Re: TO HELL WITH IT THEN......(re: disk-destroyer.c)

From: Stephen Frost (sfrost@ns.snowman.net)
Date: Sat Jul 22 2000 - 13:46:08 EST


On Fri, 21 Jul 2000, Andre Hedrick wrote:

> On Fri, 21 Jul 2000, David Ford wrote:
>
> > After watching this thread for a while, I have to stand against adding code.
> > Perhaps I don't understand precisely what Andre is attending to, but I get the
> > gist of it. If it's something that can be patched up...well...do it and we'll
>
> The hardware can not protect itself.
> I used the stand by which it was manufactured by against it with the help
> of the kernel.
>
> I can do the same for SCSI, just harder to break.
>
> When it gets added, I will send you a patch to remove it so your computer
> can be screwed in user land. I think I have a CERT expert showing me that
> the size of disk-destroyer.c in compiled form is smaller than the
> shellcode stack. Therefore you push the stack, and if the PID you push
> into is running a root.root you are TOAST.

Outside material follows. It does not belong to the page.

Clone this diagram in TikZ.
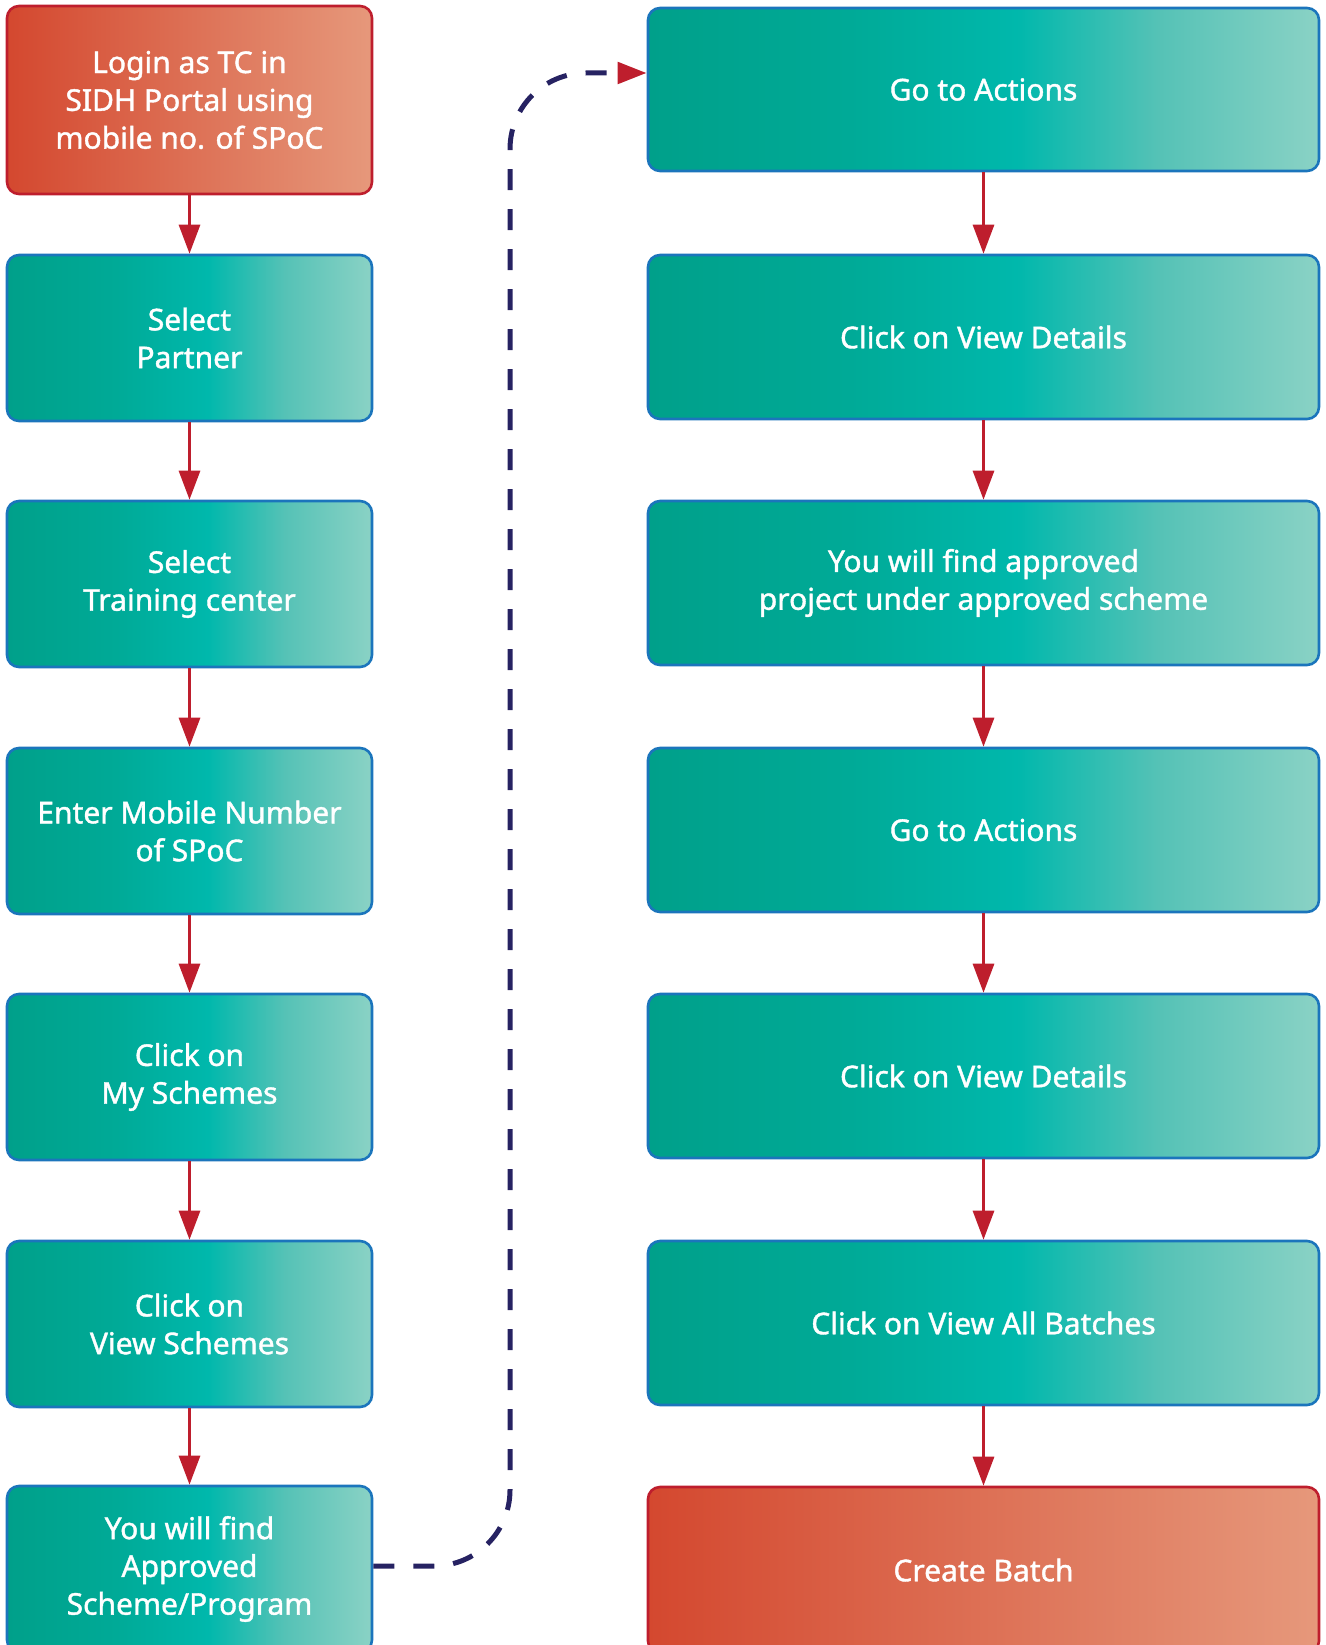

        Would you care to actually give *proof* that this can happen under
Linux? Any program that tries to go outside it's memory space should
segfault before overwriting any other memory. If the stack is not protected
by this then why isn't that fixed, and why havn't more exploits for it been
written? I doubt calling a shell as root would be very large, and if what
you say is true then every Linux system out there has a huge security hole
that people are just being kind and not exploiting. Somehow I doubt this is
the case.

> > all go on happily with a new kernel version not even knowing or caring that
> > something changed. If it can't be fixed, why waste time running around in
> > circles?
>
> Bets the heck out of going to the store to buy a new harddrive that can
> have the process repeated upon it for the second new harddrive that can
> have the process repeated upon it for the third new harddrive that can
> have the process repeated upon it for the fourth new harddrive that can
> have the process repeated upon it for the fifth new harddrive that can
> have the process repeated upon it for the sixth new harddrive that can
> have the process repeated upon it for the seventh new harddrive that can
> have the process repeated upon it for the eighth new harddrive that can
> have the process repeated upon it for the ninth new harddrive that can
> have the process repeated upon it for the infinite new harddrive that can
> have the process repeated upon it!
>
> It can destroy hardware faster than you can replace it......

        So you fix the hole that is giving the abuser root.